Shock: Do you think that there’s any – for lack of a better phrase – blood left in the vampire genre to tap at this point?

Mickle: Yeah, I think there always is. I don’t know off the top of my head what it would be, but I do think there’s always a little toothpaste left in the tube, you know? But I like it when something comes along that’s a game changer and it shakes up thinking. I think there’s always going to be something there. It’s just a matter of finding it.

Shock: Do you think there’s material left to explore within the Stake Land universe?

Mickle: There are webisodes coming out before the movie and a comic book prequel. We shot seven little short films that are going to be coming out. Different directors. It’ll have a different take and handle on it. But I think there’s a lot of material that we never got to make with this that would be fun to explore, but one thing I’ve talked about Nick is not, if the movie definitely does well and people want there to be another one, that it would be fun to do it years from now, see where the context of the country is and let Martin grow up and meet different people and sort of come back to it that way.

Shock: Has Stake Land paved the way for any upcoming projects?

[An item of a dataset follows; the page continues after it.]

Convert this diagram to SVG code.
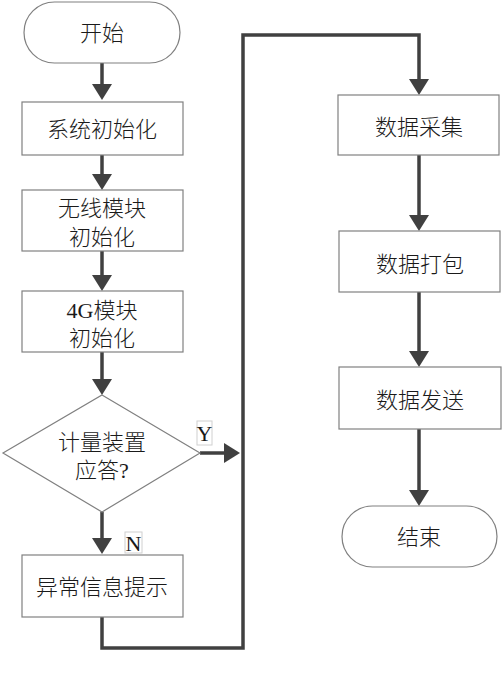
<svg xmlns="http://www.w3.org/2000/svg" width="502" height="673" viewBox="0 0 502 673">
<style>
.box{fill:#fff;stroke:#808080;stroke-width:1.2}
.t{font-family:"Liberation Serif","Noto Sans CJK SC",serif;font-size:22px;font-weight:300;fill:#1a1a1a;text-anchor:middle;dominant-baseline:central}
.c{fill:none;stroke:#404040;stroke-width:3.5}
.lb{fill:#fff;stroke:#d0d0d0;stroke-width:1}
</style>
<defs>
<marker id="ah" viewBox="0 0 16 20" refX="10" refY="10" markerWidth="16" markerHeight="20" markerUnits="userSpaceOnUse" orient="auto">
<path d="M0,0 L16,10 L0,20 z" fill="#404040"/>
</marker>
</defs>
<rect width="502" height="673" fill="#fff"/>
<g id="connectors">
<path class="c" d="M102,63 V94" marker-end="url(#ah)"/>
<path class="c" d="M102,155 V184" marker-end="url(#ah)"/>
<path class="c" d="M102,251 V285" marker-end="url(#ah)"/>
<path class="c" d="M102,352 V389" marker-end="url(#ah)"/>
<path class="c" d="M200,453 H234" marker-end="url(#ah)"/>
<path class="c" d="M102,512 V548" marker-end="url(#ah)"/>
<path class="c" d="M102,617 V648 H243 V35 H419 V89" marker-end="url(#ah)"/>
<path class="c" d="M419,155 V225" marker-end="url(#ah)"/>
<path class="c" d="M419,292 V361" marker-end="url(#ah)"/>
<path class="c" d="M419,429 V500" marker-end="url(#ah)"/>
<g id="label-y"><rect class="lb" x="197" y="421" width="15" height="24"/><text class="t" x="204.5" y="433">Y</text></g>
<g id="label-n"><rect class="lb" x="125" y="532" width="17" height="21"/><text class="t" x="133.5" y="543">N</text></g>
</g>
<g id="start"><rect class="box" x="24" y="2" width="156" height="61" rx="30.5"/><text class="t" x="102" y="33">开始</text></g>
<g id="sysinit"><rect class="box" x="22" y="102" width="161" height="53"/><text class="t" x="102" y="129">系统初始化</text></g>
<g id="wlinit"><rect class="box" x="22" y="190" width="161" height="61"/><text class="t" x="102" y="208">无线模块</text><text class="t" x="102" y="237">初始化</text></g>
<g id="g4init"><rect class="box" x="22" y="291" width="161" height="61"/><text class="t" x="102" y="310">4G模块</text><text class="t" x="102" y="338">初始化</text></g>
<g id="decision"><polygon class="box" points="102,395 200,453 102,512 3,453"/><text class="t" x="102" y="442">计量装置</text><text class="t" x="102" y="470">应答?</text></g>
<g id="error"><rect class="box" x="22" y="555" width="161" height="62"/><text class="t" x="102" y="587">异常信息提示</text></g>
<g id="collect"><rect class="box" x="338" y="95" width="161" height="60"/><text class="t" x="419" y="127">数据采集</text></g>
<g id="pack"><rect class="box" x="339" y="231" width="161" height="61"/><text class="t" x="420" y="264">数据打包</text></g>
<g id="send"><rect class="box" x="339" y="367" width="162" height="62"/><text class="t" x="420" y="400">数据发送</text></g>
<g id="end"><rect class="box" x="342" y="506" width="155" height="61" rx="30.5"/><text class="t" x="419" y="537">结束</text></g>
</svg>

Mickle: Yeah, this book Cold in July that we adapted a while ago, it’s Joe Lansdale’s book and a Western thriller, country noir sort of thing. Stake Land definitely opened up some doors to finally get that made. So that’s on the table hopefully this year. Then, some other stuff has popped up within the last week, so we’ll have to wait and see.

You can find all of those webisodes Mickle referred to over at Apple now. Stake Land opens in select theaters April 22 through Dark Sky Films.